Z Azji Środkowej do Moguncji: życie Omara Husainova potoczyło się zupełnie inaczej, niż to sobie planował. Mimo to kierowca ciężarówki rodem z Tadżykistanu jest całkowicie zadowolony ze swojej pracy.

Dumny kierowca ciężarówki. Pierwotnie Omar Husainov chciał zostać lekarzem, lecz wojna domowa w jego ojczystym Tadżykistanie pokrzyżowała te plany.


Kiedyś Omar Husainov chciał zostać lekarzem. Jednak w 1991 roku, gdy w swoim ojczystym Tadżykistanie otrzymał dyplom ukończenia uniwersytetu i zamierzał robić specjalizację w dziedzinie chirurgii urazowej, wojna domowa pokrzyżowała jego plany. Ponieważ jego pierwsza żona miała niemieckie korzenie, uciekli oboje do Republiki Federalnej. „Oznaczało to, że musiałem nauczyć się niemieckiego i zarabiać pieniądze, aby pomagać rodzinie w Rosji.”

Omar pracował w firmie sprzątającej należącej do jego kuzyna. Gdy interes ten przestał dobrze prosperować, Omar chciał wrócić do medycyny. Jednak jego dyplom uzyskany w Tadżykistanie nie został uznany.



W trasie z Pink Floyd.

Praktyka w mogunckim szpitalu przekonała go ostatecznie: „Nie znałem niemieckiego na tyle dobrze, aby móc pracować tu jako lekarz.” Dlatego Omar postanowił zostać kierowcą ciężarówki. „Chciałem mieć pewną pracę, a nie podoba mi się praca w biurze”, mówi dziś 52-latek. „Poza tym chętnie spędzam czas w trasie i lubię jeździć samochodem.” Choć zawody lekarza i kierowcy ciężarówki wydają się być skrajnie odmienne – nigdy nie żałował swojego wyboru zawodowego: „Wolę być dobrym kierowcą ciężarówki niż kiepskim lekarzem.”  

A najchętniej – kierowcą ciężarówki z gwiazdą. Nie tylko jeździ ciężarówką z gwiazdą – granatowym Actrosem 1845 – lecz także zaopatruje salony Mercedes-Benz.
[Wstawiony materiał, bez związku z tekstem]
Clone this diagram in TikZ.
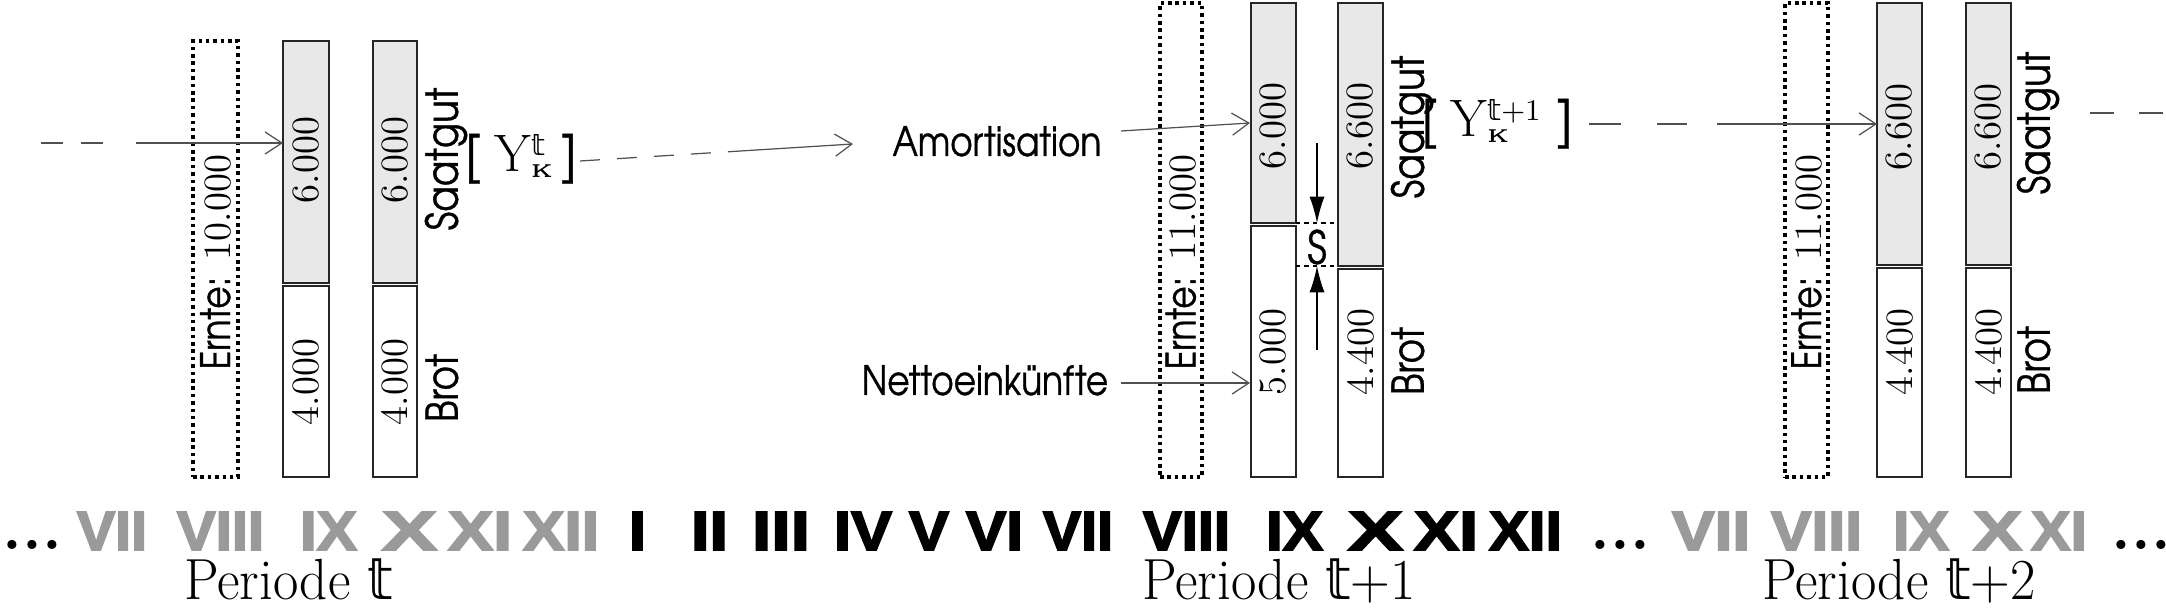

Przez siedem lat był zatrudniony w firmie spedycyjnej Helmrath, a od września 2017 roku jest kierowcą w firmie Kühne + Nagel. Omar jest w trasie od poniedziałku do piątku w godzinach od 17 do 2. „Bardzo mi to odpowiada, nie jestem rannym ptaszkiem.” Podczas jazdy z głośników w jego kabinie rozbrzmiewa muzyka Pink Floyd. „Moim wielkim marzeniem jest zobaczyć kiedyś ich koncert na żywo.”

Omarowi podoba się, że jeździ codziennie po tej samej trasie. „Dzięki temu mogę codziennie nocować w domu i trzy razy w tygodniu pobiegać na bieżni przed udaniem się do pracy.”


Kierowca ciężarówki z gwiazdą. Jeżdżąc swoim granatowym Actrosem 1845, Omar zaopatruje także salony Mercedes-Benz.


„Lepiej być dobrym kierowcą ciężarówki niż kiepskim lekarzem.”

– Omar Husainov


Tadżyckie specjały.

Dla kogoś, kto chce się odprężyć po zakończeniu tygodnia pracy, ulubionym dniem tygodnia jest przeważnie sobota lub niedziela. Ulubionym dniem Omara jest piątek. Oczywiście nadchodzący weekend także go cieszy. Wówczas znajduje czas dla rodziny, na spotkania z przyjaciółmi i spacery, a w lecie – na wieczorne grillowanie nad Renem.

Raz w miesiącu gotuje dla swojej obecnej żony i córek. Podaje wtedy pilaw – tadżyckie danie narodowe z ryżu, jagnięciny i warzyw. „Trochę tłuste, ale za to pyszne”, zachwyca się Omar. Gdyż pomimo otrzymania niemieckiego obywatelstwa w 2003 roku, także w swojej drugiej ojczyźnie Omar kocha tadżycką kulturę.

Omar jest dumnym posiadaczem mercedesa klasy C, przerobionego na napęd gazowy. Wraz z rodziną jeździ nim każdego lata nad jezioro Garda.